▶ Stored data
-*-*-
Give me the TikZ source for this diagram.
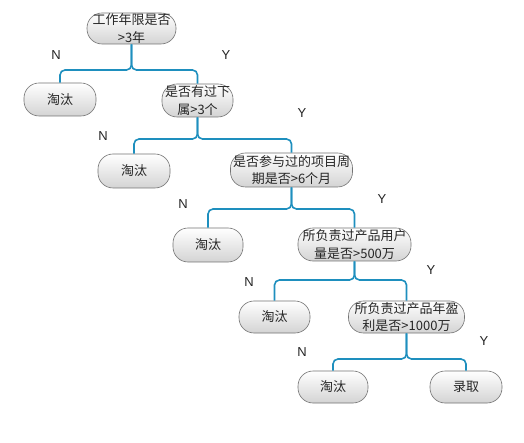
\documentclass[tikz,border=0pt]{standalone}
\usepackage{fontspec}
\setmainfont{Noto Sans CJK SC}
\newfontfamily\lblfont{Liberation Sans}
\definecolor{connblue}{RGB}{30,143,190}
\begin{document}
\begin{tikzpicture}[x=1pt,y=-1pt,
  box/.style={draw=black!55, line width=0.6pt, rectangle, rounded corners=15pt,
    top color=white, bottom color=black!17, inner sep=0pt, align=center,
    font=\fontsize{13}{17.5}\selectfont, text=black!85},
  conn/.style={draw=connblue, line width=1.6pt, rounded corners=5pt},
  yn/.style={font=\lblfont\fontsize{13}{15}\selectfont, text=black!85}]
\useasboundingbox (0,0) rectangle (524,443);
\fill[white] (0,0) rectangle (524,443);
% nodes
\node[box, minimum width=89pt, minimum height=31pt] (n1) at (131.5,28.5) {工作年限是否\\>3年};
\node[box, minimum width=72pt, minimum height=33pt] (t1) at (60,99.5) {淘汰};
\node[box, minimum width=71pt, minimum height=33pt] (n2) at (197.5,100.5) {是否有过下\\属>3个};
\node[box, minimum width=72pt, minimum height=34pt] (t2) at (134,171) {淘汰};
\node[box, minimum width=122pt, minimum height=34pt] (n3) at (291.5,170) {是否参与过的项目周\\期是否>6个月};
\node[box, minimum width=70pt, minimum height=34pt] (t3) at (208,245) {淘汰};
\node[box, minimum width=113pt, minimum height=33pt] (n4) at (354.5,244.5) {所负责过产品用户\\量是否>500万};
\node[box, minimum width=71pt, minimum height=32pt] (t4) at (274.5,317) {淘汰};
\node[box, minimum width=116pt, minimum height=32pt] (n5) at (406.5,317) {所负责过产品年盈\\利是否>1000万};
\node[box, minimum width=70pt, minimum height=32pt] (t5) at (333,387) {淘汰};
\node[box, minimum width=72pt, minimum height=32pt] (r) at (466,387) {录取};
% bar points
\coordinate (b1) at (131.5,70);
\coordinate (b2) at (197.5,139);
\coordinate (b3) at (291.5,209);
\coordinate (b4) at (354.5,280);
\coordinate (b5) at (406.5,359);
% connectors
\draw[conn] (n1.south) -- (b1) -| (t1.north);
\draw[conn] (n1.south) -- (b1) -| (n2.north);
\draw[conn] (n2.south) -- (b2) -| (t2.north);
\draw[conn] (n2.south) -- (b2) -| (n3.north);
\draw[conn] (n3.south) -- (b3) -| (t3.north);
\draw[conn] (n3.south) -- (b3) -| (n4.north);
\draw[conn] (n4.south) -- (b4) -| (t4.north);
\draw[conn] (n4.south) -- (b4) -| (n5.north);
\draw[conn] (n5.south) -- (b5) -| (t5.north);
\draw[conn] (n5.south) -- (b5) -| (r.north);
% labels
\node[yn] (l1n) at (56,55) {N};
\node[yn] (l1y) at (226,55) {Y};
\node[yn] (l2n) at (103,136) {N};
\node[yn] (l2y) at (302,113) {Y};
\node[yn] (l3n) at (183,204) {N};
\node[yn] (l3y) at (382,199) {Y};
\node[yn] (l4n) at (249,282) {N};
\node[yn] (l4y) at (431,270) {Y};
\node[yn] (l5n) at (302,352) {N};
\node[yn] (l5y) at (484,341) {Y};
\end{tikzpicture}
\end{document}
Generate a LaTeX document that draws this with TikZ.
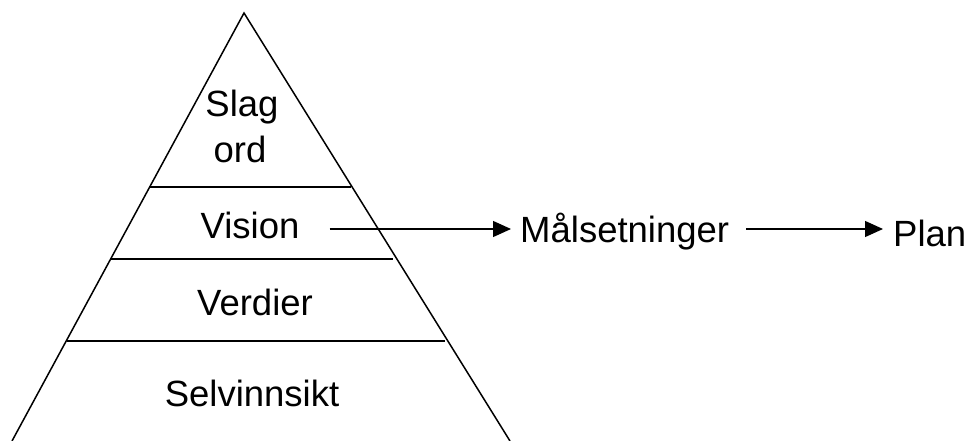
-*-*-
▶ Goal of the exercise
Extract all lines containing the word "this".

▶ Reply to the task
Give me the TikZ source for this diagram.
Generate a LaTeX document that draws this with TikZ.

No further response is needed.